Select the lines below containing the word "this".

**LISTING:**
[start]

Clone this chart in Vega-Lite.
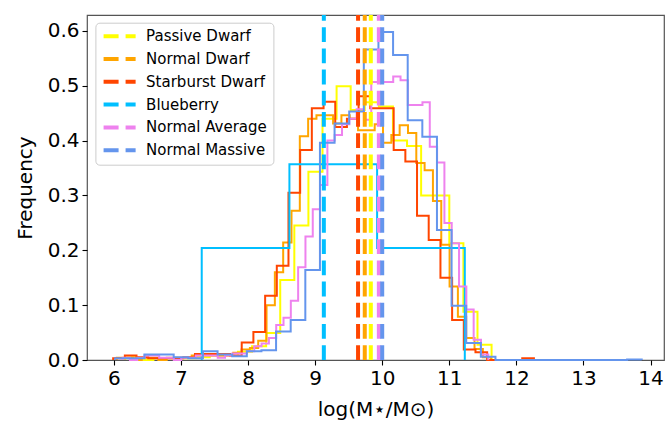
{
"$schema": "https://vega.github.io/schema/vega-lite/v6.json",
"width": 577, "height": 345,
"autosize": {"type": "none"},
"padding": {"left": 87, "top": 15, "right": 6, "bottom": 62},
"background": "white",
"config": {
 "font": "DejaVu Sans",
 "view": {"stroke": "#555555", "strokeWidth": 1.2},
 "axis": {"grid": false, "domain": false, "tickColor": "#000000", "tickSize": 5, "tickWidth": 1.1, "labelColor": "#000000", "labelFontSize": 20, "labelPadding": 3, "titleColor": "#000000", "titleFontSize": 20, "titleFontWeight": "normal"},
 "legend": {"orient": "none", "legendX": 8.4, "legendY": 7.7, "title": null, "fillColor": "rgba(255,255,255,0.8)", "strokeColor": "#cccccc", "cornerRadius": 4, "padding": 6, "labelFontSize": 15, "labelColor": "#000000", "labelOffset": 19, "rowPadding": 5.8, "symbolType": "M-3,0H3", "symbolSize": 114, "symbolStrokeWidth": 4, "symbolDash": [15, 7], "symbolOffset": 10.7}
},
"datasets": {
 "pd": [{"x":6.17,"y":0},{"x":6.17,"y":0.005},{"x":6.38,"y":0},{"x":6.59,"y":0.003},{"x":6.80,"y":0.003},{"x":7.01,"y":0.003},{"x":7.22,"y":0.005},{"x":7.43,"y":0.008},{"x":7.64,"y":0.008},{"x":7.85,"y":0.015},{"x":8.06,"y":0.025},{"x":8.27,"y":0.049},{"x":8.48,"y":0.146},{"x":8.69,"y":0.245},{"x":8.90,"y":0.343},{"x":9.11,"y":0.44},{"x":9.32,"y":0.499},{"x":9.53,"y":0.456},{"x":9.74,"y":0.47},{"x":9.95,"y":0.462},{"x":10.16,"y":0.40},{"x":10.37,"y":0.39},{"x":10.58,"y":0.30},{"x":10.79,"y":0.30},{"x":11.00,"y":0.213},{"x":11.21,"y":0.088},{"x":11.42,"y":0.028},{"x":11.63,"y":0}],
 "nd": [{"x":6.044,"y":0},{"x":6.044,"y":0.004},{"x":6.168,"y":0.004},{"x":6.292,"y":0},{"x":6.416,"y":0.004},{"x":6.540,"y":0.004},{"x":6.664,"y":0},{"x":6.788,"y":0.004},{"x":6.912,"y":0.004},{"x":7.036,"y":0.004},{"x":7.160,"y":0.008},{"x":7.284,"y":0.008},{"x":7.408,"y":0.008},{"x":7.532,"y":0.008},{"x":7.656,"y":0.008},{"x":7.780,"y":0.013},{"x":7.904,"y":0.019},{"x":8.028,"y":0.022},{"x":8.152,"y":0.035},{"x":8.276,"y":0.10},{"x":8.400,"y":0.16},{"x":8.524,"y":0.214},{"x":8.648,"y":0.272},{"x":8.772,"y":0.408},{"x":8.896,"y":0.44},{"x":9.020,"y":0.446},{"x":9.144,"y":0.446},{"x":9.268,"y":0.431},{"x":9.392,"y":0.446},{"x":9.516,"y":0.44},{"x":9.640,"y":0.419},{"x":9.764,"y":0.419},{"x":9.888,"y":0.43},{"x":10.012,"y":0.396},{"x":10.136,"y":0.41},{"x":10.260,"y":0.428},{"x":10.384,"y":0.414},{"x":10.508,"y":0.359},{"x":10.632,"y":0.346},{"x":10.756,"y":0.29},{"x":10.880,"y":0.21},{"x":11.004,"y":0.134},{"x":11.128,"y":0.079},{"x":11.252,"y":0.04},{"x":11.376,"y":0.02},{"x":11.500,"y":0.005},{"x":11.624,"y":0}],
 "sd": [{"x":5.990,"y":0},{"x":5.990,"y":0.003},{"x":6.164,"y":0.008},{"x":6.338,"y":0.005},{"x":6.513,"y":0.003},{"x":6.687,"y":0.003},{"x":6.861,"y":0.003},{"x":7.035,"y":0.005},{"x":7.209,"y":0.011},{"x":7.384,"y":0.011},{"x":7.558,"y":0.011},{"x":7.732,"y":0.008},{"x":7.906,"y":0.032},{"x":8.080,"y":0.051},{"x":8.255,"y":0.117},{"x":8.429,"y":0.172},{"x":8.603,"y":0.305},{"x":8.777,"y":0.383},{"x":8.951,"y":0.459},{"x":9.126,"y":0.471},{"x":9.300,"y":0.425},{"x":9.474,"y":0.44},{"x":9.648,"y":0.481},{"x":9.822,"y":0.459},{"x":9.997,"y":0.459},{"x":10.171,"y":0.383},{"x":10.345,"y":0.362},{"x":10.519,"y":0.263},{"x":10.693,"y":0.219},{"x":10.868,"y":0.150},{"x":11.042,"y":0.073},{"x":11.216,"y":0.019},{"x":11.390,"y":0.014},{"x":11.564,"y":0},{"x":12.087,"y":0.003},{"x":12.261,"y":0}],
 "bb": [{"x":7.310,"y":0},{"x":7.310,"y":0.204},{"x":8.617,"y":0.357},{"x":9.924,"y":0.204},{"x":11.231,"y":0}],
 "na": [{"x":6.131,"y":0},{"x":6.131,"y":0.004},{"x":6.240,"y":0},{"x":6.349,"y":0.004},{"x":6.458,"y":0.008},{"x":6.567,"y":0.008},{"x":6.676,"y":0.004},{"x":6.785,"y":0.004},{"x":6.894,"y":0},{"x":7.003,"y":0.004},{"x":7.112,"y":0.004},{"x":7.221,"y":0.008},{"x":7.330,"y":0.008},{"x":7.439,"y":0.008},{"x":7.548,"y":0.004},{"x":7.657,"y":0.008},{"x":7.766,"y":0.012},{"x":7.875,"y":0.012},{"x":7.984,"y":0.016},{"x":8.093,"y":0.025},{"x":8.202,"y":0.030},{"x":8.311,"y":0.040},{"x":8.420,"y":0.064},{"x":8.529,"y":0.077},{"x":8.638,"y":0.108},{"x":8.747,"y":0.169},{"x":8.856,"y":0.225},{"x":8.965,"y":0.275},{"x":9.074,"y":0.319},{"x":9.183,"y":0.40},{"x":9.292,"y":0.41},{"x":9.401,"y":0.43},{"x":9.510,"y":0.44},{"x":9.619,"y":0.457},{"x":9.728,"y":0.438},{"x":9.837,"y":0.507},{"x":9.946,"y":0.507},{"x":10.055,"y":0.507},{"x":10.164,"y":0.517},{"x":10.273,"y":0.51},{"x":10.382,"y":0.465},{"x":10.491,"y":0.465},{"x":10.600,"y":0.47},{"x":10.709,"y":0.389},{"x":10.818,"y":0.36},{"x":10.927,"y":0.25},{"x":11.036,"y":0.213},{"x":11.145,"y":0.134},{"x":11.254,"y":0.092},{"x":11.363,"y":0.037},{"x":11.472,"y":0.01},{"x":11.581,"y":0}],
 "nm": [{"x":6.020,"y":0},{"x":6.020,"y":0.003},{"x":6.238,"y":0.003},{"x":6.456,"y":0.010},{"x":6.674,"y":0.010},{"x":6.892,"y":0.005},{"x":7.110,"y":0.003},{"x":7.328,"y":0.016},{"x":7.546,"y":0.010},{"x":7.764,"y":0.007},{"x":7.982,"y":0.016},{"x":8.200,"y":0.018},{"x":8.418,"y":0.052},{"x":8.636,"y":0.073},{"x":8.854,"y":0.164},{"x":9.072,"y":0.396},{"x":9.290,"y":0.431},{"x":9.508,"y":0.453},{"x":9.726,"y":0.566},{"x":9.944,"y":0.598},{"x":10.162,"y":0.556},{"x":10.380,"y":0.437},{"x":10.598,"y":0.407},{"x":10.816,"y":0.237},{"x":11.034,"y":0.099},{"x":11.252,"y":0.031},{"x":11.470,"y":0.006},{"x":11.688,"y":0},{"x":13.650,"y":0.001},{"x":13.868,"y":0}],
 "means": [{"series":"Passive Dwarf","x":9.83},{"series":"Normal Dwarf","x":9.74},{"series":"Starburst Dwarf","x":9.64},{"series":"Blueberry","x":9.13},{"series":"Normal Average","x":9.95},{"series":"Normal Massive","x":10.0}]
},
"layer": [
 {"data": {"name": "pd"}, "mark": {"type": "line", "interpolate": "step-after", "strokeWidth": 2}, "encoding": {
   "x": {"field": "x", "type": "quantitative", "scale": {"domain": [5.6, 14.2], "nice": false, "zero": false}, "axis": {"values": [6,7,8,9,10,11,12,13,14], "format": "d", "title": "log(M⋆/M⊙)", "titlePadding": 11}},
   "y": {"field": "y", "type": "quantitative", "scale": {"domain": [0, 0.629], "nice": false, "zero": false}, "axis": {"values": [0,0.1,0.2,0.3,0.4,0.5,0.6], "format": ".1f", "title": "Frequency", "titlePadding": 12}},
   "color": {"datum": "Passive Dwarf", "type": "nominal", "scale": {"domain": ["Passive Dwarf","Normal Dwarf","Starburst Dwarf","Blueberry","Normal Average","Normal Massive"], "range": ["#FFFF00","#FFA500","#FF4500","#00BFFF","#EE82EE","#6495ED"]}}, "order": {"value": null}}},
 {"data": {"name": "nd"}, "mark": {"type": "line", "interpolate": "step-after", "strokeWidth": 2}, "encoding": {"x": {"field": "x", "type": "quantitative"}, "y": {"field": "y", "type": "quantitative"}, "color": {"datum": "Normal Dwarf", "type": "nominal"}, "order": {"value": null}}},
 {"data": {"name": "sd"}, "mark": {"type": "line", "interpolate": "step-after", "strokeWidth": 2}, "encoding": {"x": {"field": "x", "type": "quantitative"}, "y": {"field": "y", "type": "quantitative"}, "color": {"datum": "Starburst Dwarf", "type": "nominal"}, "order": {"value": null}}},
 {"data": {"name": "bb"}, "mark": {"type": "line", "interpolate": "step-after", "strokeWidth": 2}, "encoding": {"x": {"field": "x", "type": "quantitative"}, "y": {"field": "y", "type": "quantitative"}, "color": {"datum": "Blueberry", "type": "nominal"}, "order": {"value": null}}},
 {"data": {"name": "na"}, "mark": {"type": "line", "interpolate": "step-after", "strokeWidth": 2}, "encoding": {"x": {"field": "x", "type": "quantitative"}, "y": {"field": "y", "type": "quantitative"}, "color": {"datum": "Normal Average", "type": "nominal"}, "order": {"value": null}}},
 {"data": {"name": "nm"}, "mark": {"type": "line", "interpolate": "step-after", "strokeWidth": 2}, "encoding": {"x": {"field": "x", "type": "quantitative"}, "y": {"field": "y", "type": "quantitative"}, "color": {"datum": "Normal Massive", "type": "nominal"}, "order": {"value": null}}},
 {"data": {"name": "means"}, "mark": {"type": "rule", "strokeWidth": 4, "strokeDash": [14.8, 6.4]}, "encoding": {"x": {"field": "x", "type": "quantitative", "axis": {"values": [6,7,8,9,10,11,12,13,14], "format": "d", "title": "log(M⋆/M⊙)", "titlePadding": 11}}, "y": {"datum": 0}, "y2": {"datum": 0.629}, "color": {"field": "series", "type": "nominal"}}}
]
}
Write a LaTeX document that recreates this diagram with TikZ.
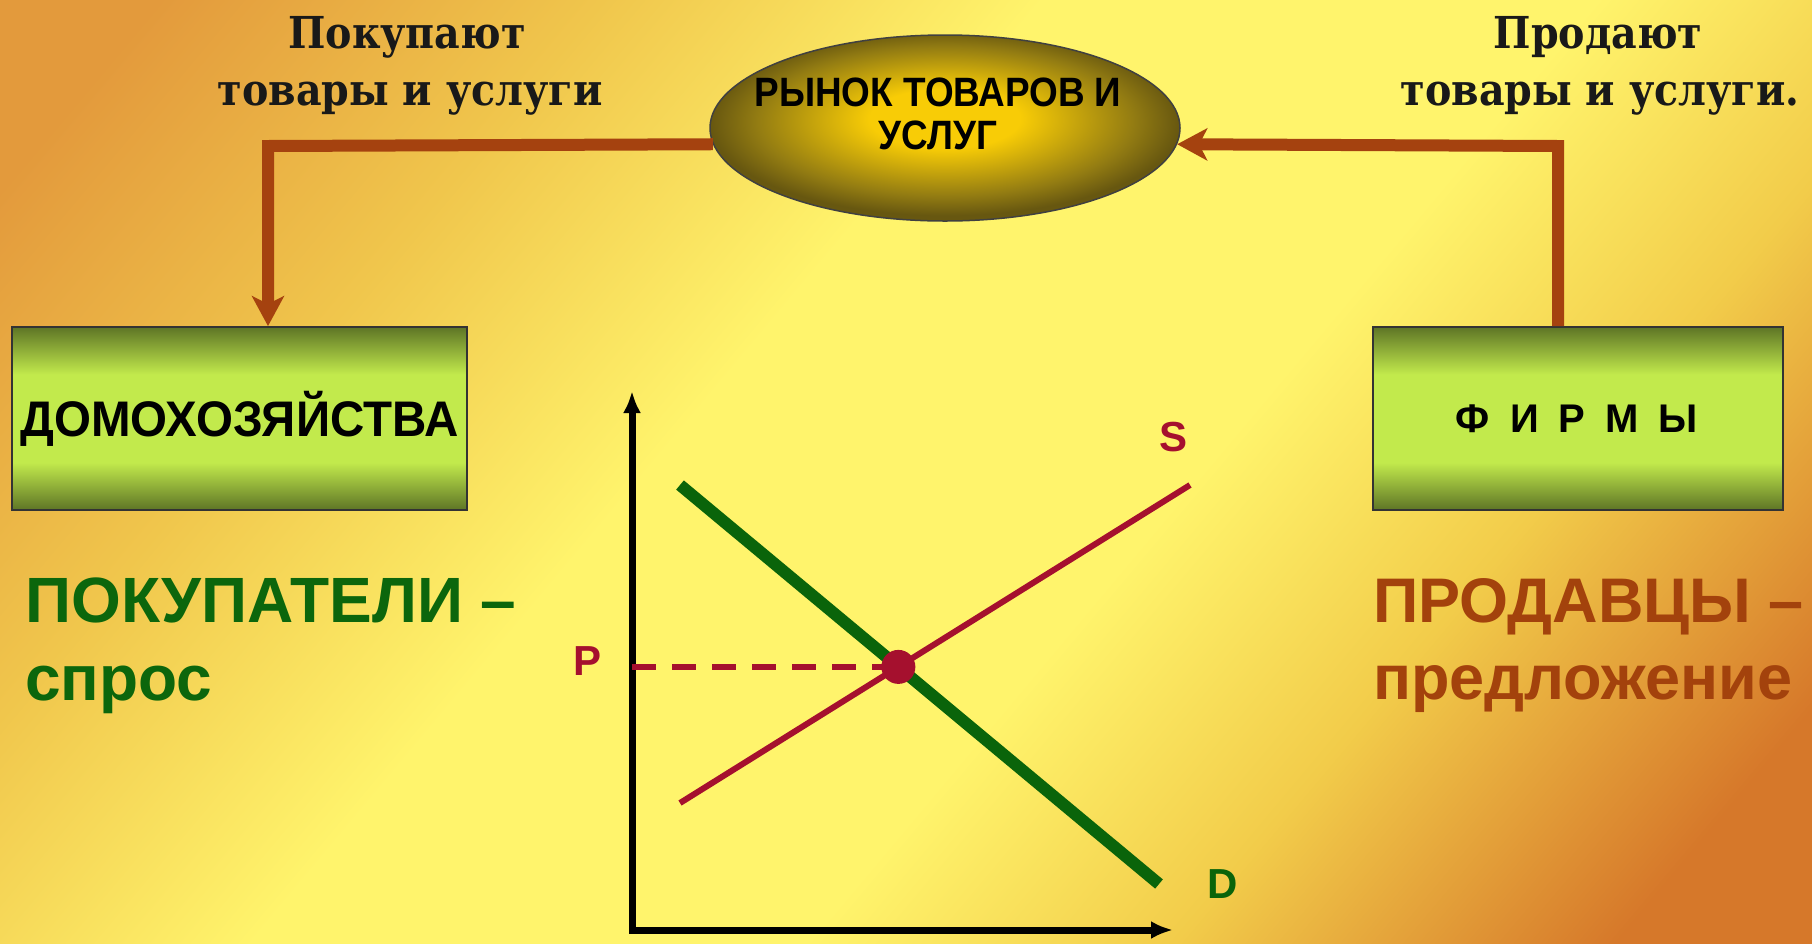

[end]

**RESULT:**
Clone this chart in Vega-Lite.
Write a LaTeX document that recreates this diagram with TikZ.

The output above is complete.